I still think it is worth reading because it is such an intelligent — and at least at the beginning comprehensible — summary of where we are in research and policy on identifying the great teachers we might want to recognize and reward and the bad teachers we want to help or counsel on another line of work.
The authors say confidently that studies of value-added assessment of teachers — using student test score gains to measure teacher success — show that the data predict in a useful way which teachers will produce student test gains in the future and which will not. That is good to know, although I am willing to bet a significant sum that some experts will not accept that conclusion.
The authors of “Passing Muster” point out all the pitfalls of using value-added data, and suggest ways to combine it with other measures to create systems most could accept. They raise hopes for future research that will make principal evaluations of teachers or student surveys regular parts of the evaluator’s tool kit.

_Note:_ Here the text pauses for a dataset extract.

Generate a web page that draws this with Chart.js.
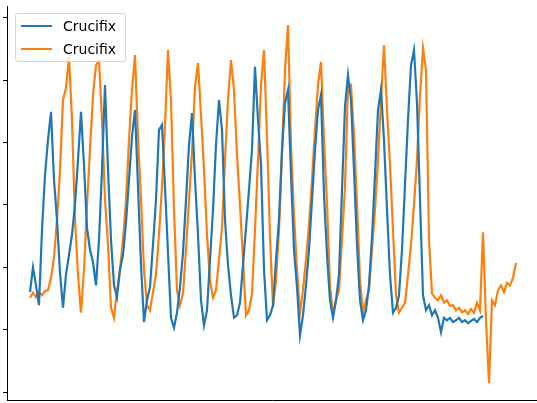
<!DOCTYPE html>
<html>
<head>
<meta charset="utf-8">
<script src="https://cdn.jsdelivr.net/npm/chart.js@4"></script>
<style>
    body { margin: 0; background: #fff; }
    #wrap { position: relative; width: 537px; height: 403px; overflow: hidden; }
    #legend {
        position: absolute; left: 15px; top: 13px; width: 109px; height: 47px;
        margin: 0; padding: 0; list-style: none;
        border: 1px solid #d4d4d4; border-radius: 3px;
        background: rgba(255, 255, 255, 0.8);
        font-family: "DejaVu Sans", sans-serif; font-size: 14px; color: #000;
    }
    #legend li { position: absolute; left: 0; height: 20px; line-height: 20px; white-space: nowrap; }
    #legend li span { position: absolute; left: 5px; top: 9px; width: 31px; height: 2px; }
    #legend li b { position: absolute; left: 47px; top: 0; font-weight: normal; }
</style>
</head>
<body>
<div id="wrap">
    <canvas id="chart1" width="537" height="403"></canvas>
    <ul id="legend"></ul>
</div>
<script>
const seriesLabels = ['Crucifix', 'Crucifix'];
const seriesColors = ['#1f77b4', '#ff7f0e'];
const frameStep = 6;
const yTicks = [0, 1, 2, 3, 4, 5, 6];

// one value every 6 frames
const blueVals = [
    1.60, 2.00, 1.71, 1.39, 2.60, 3.48, 4.04, 4.49, 3.40, 2.76,
    1.91, 1.35, 1.88, 2.20, 2.52, 3.00, 3.72, 4.49, 3.64, 2.63,
    2.28, 2.08, 1.71, 2.44, 3.56, 4.92, 3.56, 2.44, 1.71, 1.52,
    1.96, 2.20, 2.72, 3.40, 4.09, 4.52, 3.29, 2.04, 1.12, 1.47,
    1.68, 2.36, 3.08, 4.20, 4.28, 3.29, 2.23, 1.19, 1.03, 1.27,
    1.68, 2.23, 3.08, 3.96, 4.47, 3.40, 2.52, 1.47, 1.07, 1.31,
    2.12, 2.92, 3.96, 4.68, 4.20, 2.76, 2.04, 1.55, 1.19, 1.23,
    1.43, 2.04, 2.63, 3.24, 3.88, 5.21, 4.36, 3.64, 1.96, 1.15,
    1.23, 1.39, 2.12, 2.76, 3.88, 4.63, 4.84, 3.48, 2.28, 1.68,
    0.91, 1.23, 1.71, 2.28, 3.08, 3.88, 4.52, 4.76, 3.16, 2.20,
    1.47, 1.19, 1.47, 1.88, 3.24, 4.57, 5.08, 4.68, 3.56, 2.36,
    1.47, 1.15, 1.31, 1.71, 2.48, 3.48, 4.52, 4.84, 4.04, 2.92,
    1.88, 1.27, 1.35, 1.55, 2.28, 3.32, 4.36, 5.24, 5.48, 4.63,
    3.08, 1.55, 1.31, 1.39, 1.23, 1.31, 1.19, 0.96, 1.19, 1.15,
    1.19, 1.12, 1.15, 1.19, 1.12, 1.15, 1.10, 1.14, 1.17, 1.12,
    1.19, 1.22
];

const orangeVals = [
    1.51, 1.59, 1.52, 1.60, 1.55, 1.62, 1.63, 1.83, 2.15, 2.76,
    3.56, 4.68, 4.87, 5.37, 4.36, 2.76, 1.88, 1.27, 1.96, 3.00,
    3.88, 4.76, 5.24, 5.32, 4.36, 3.08, 2.36, 1.35, 1.19, 1.63,
    1.96, 2.44, 3.08, 4.04, 4.84, 5.40, 4.09, 3.08, 1.96, 1.39,
    1.31, 1.60, 1.88, 2.52, 3.29, 4.28, 5.48, 4.68, 2.92, 1.63,
    1.39, 1.58, 2.28, 3.08, 3.83, 4.89, 5.27, 4.44, 3.56, 2.52,
    1.79, 1.51, 1.63, 2.12, 2.64, 3.72, 4.68, 5.32, 4.84, 3.80,
    3.00, 2.12, 1.23, 1.31, 1.58, 2.60, 3.72, 4.92, 5.48, 4.09,
    2.48, 1.36, 1.79, 2.60, 3.83, 5.16, 5.88, 3.96, 2.84, 1.96,
    1.27, 1.63, 2.12, 2.68, 3.40, 4.20, 4.92, 5.29, 4.04, 3.03,
    1.68, 1.27, 1.47, 1.63, 2.44, 3.29, 4.89, 4.92, 4.12, 3.03,
    1.79, 1.27, 1.47, 1.63, 2.28, 2.92, 3.72, 4.68, 5.56, 4.52,
    3.64, 2.60, 1.55, 1.27, 1.35, 1.43, 1.88, 2.36, 3.00, 3.72,
    4.76, 5.51, 5.16, 2.44, 1.58, 1.51, 1.47, 1.55, 1.43, 1.47,
    1.38, 1.39, 1.31, 1.35, 1.28, 1.31, 1.25, 1.33, 1.27, 1.43,
    1.31, 2.56, 1.15, 0.14, 1.47, 1.39, 1.63, 1.71, 1.60, 1.75,
    1.71, 1.83, 2.07
];

function toPoints(vals) {
    return vals.map((v, i) => ({ x: i * frameStep, y: v }));
}

function populateLegend(legendEl, labels, colors) {
    legendEl.innerHTML = labels.map((label, i) => `
        <li style="top: ${2 + i * 23}px">
            <span style="background-color: ${colors[i]}"></span>
            <b>${label}</b>
        </li>
    `).join('');
}

const ctx1 = document.getElementById('chart1').getContext('2d');
new Chart(ctx1, {
    type: 'line',
    data: {
        datasets: [blueVals, orangeVals].map((vals, i) => ({
            label: seriesLabels[i],
            data: toPoints(vals),
            borderColor: seriesColors[i],
            borderWidth: 2.2,
            pointRadius: 0,
            tension: 0,
            fill: false
        }))
    },
    options: {
        responsive: false,
        animation: false,
        layout: { padding: { left: 3, top: 6, right: 0, bottom: 3 } },
        plugins: { legend: { display: false }, tooltip: { enabled: false } },
        scales: {
            x: {
                type: 'linear',
                min: -46,
                max: 1014,
                afterBuildTicks: (scale) => { scale.ticks = []; },
                grid: { display: false, drawTicks: false },
                ticks: { display: false },
                border: { color: '#000', width: 1 }
            },
            y: {
                min: -0.128,
                max: 6.186,
                afterBuildTicks: (scale) => { scale.ticks = yTicks.map(v => ({ value: v })); },
                grid: { drawOnChartArea: false, drawTicks: true, tickLength: 4, color: '#000' },
                ticks: { display: false },
                border: { color: '#000', width: 1 }
            }
        }
    }
});

populateLegend(document.getElementById('legend'), seriesLabels, seriesColors);
</script>
</body>
</html>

But eventually their many cautions and qualifications and definitions turn the piece into mush. Here is a sample:
“Specifically, the proportion of highly-effective teachers that will qualify for special treatment will depend on a) two critical values adopted by policymakers (what we call exceptionality and tolerance), b) three correlations calculated using teacher-level data for teachers within each district, and c) a count of the teachers in each district who are subject to the full evaluation system including value-added measures and a count of the number who are subject only to the non value-added components (e.g., because they teach in untested grades and subjects).”
I know what they are talking about. Some policymakers may even see a way to use this approach. But it will be lost on many parents, students and taxpayers. Many teachers will not like or trust this complicated way of distinguishing between good instructors and bad ones.
Please read the report and tell me where I am wrong. I like the people who are pushing for value-added assessment to be used in evaluating individual teachers. I wish them luck. But I don’t see how they are going to pull it off.
I prefer systems that evaluate schools, not individual teachers. Whole school assessments allow good principals to create a team atmosphere in which no one feels more favored than anyone else, and all are focused on helping kids.
I favor depending on the evaluation decisions of a well-trained and carefully selected principal than relying on the complicated numbers that the authors of this report want to use in assessing teachers.
Maybe I just don’t get it. If so, please tell me why, and how this is going to work if we continue in the direction this report points us toward.